Even though US officials on Thursday accepted some of the blame for the attack on two army posts along the Afghan border, they did not apologize for the incident, as many Pakistanis have demanded. Instead, the US said its forces were fired on first and acted "with appropriate force" in self-defense.

Brig. Gen. Stephen Clark, an Air Force special operations officer who led the investigation, also said in a Pentagon briefing that US forces did not know that the two relatively new Pakistani outposts — spare structures constructed with stacked gray stones — had been set up on the border.

The Pakistanis have disputed both of these points, saying its troops did not fire first and that it had given Nato maps that clearly marked where the outposts were located on a mountain ridge in the Mohmand tribal area.

Clark acknowledged that the US had not informed Pakistan that American and Afghan commandos were conducting an overnight operation in Afghanistan on Nov. 25-26 when the attack occurred. US and Nato commanders believe that some of their military operations have been compromised when they've given details and locations to the Pakistanis, he said.

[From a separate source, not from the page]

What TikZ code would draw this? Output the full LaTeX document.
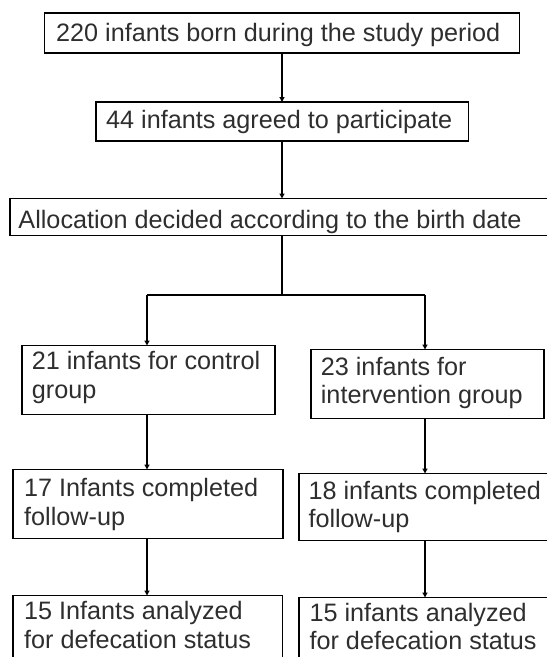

There is "an overarching lack of trust between the two sides" that keeps them from giving each other specific details on troops or combat outpost locations, Clark said as he went through a blow-by-blow account of the incident.

He also said US forces failed to determine who was firing at them and whether there were friendly Pakistani forces in the area because they used inaccurate maps and mistakenly provided Pakistan with the wrong location where the fighting was taking place.

Pakistan could seize on these admissions to lower the temperature on the crisis, but it may be difficult for the army to walk back from the categorical positions it has taken. The attack has enraged the Pakistani public, especially anti-American hardliners. Over 30,000 Islamists staged a rally against the attack on Sunday.

Pentagon officials said Thursday that military leaders had spoken by phone to Pakistan army chief Gen. Ashfaq Pervez Kayani about the report's conclusions, but have not yet given him a detailed briefing.

In Kabul, Defense Ministry spokesman Mohammad Zahir Azimi said the Afghan government would not comment on the US report.

The deadly incident was the latest blow to the relationship between Pakistan and the US, which has been hit by a series of crises this year. A CIA contractor shot and killed two Pakistanis in the eastern city of Lahore in January, setting off a storm of anti-American protests.

This anger was compounded by the US raid that killed Osama bin Laden in a Pakistani garrison town in May. The Pakistanis were outraged by the operation because they were not told about it beforehand.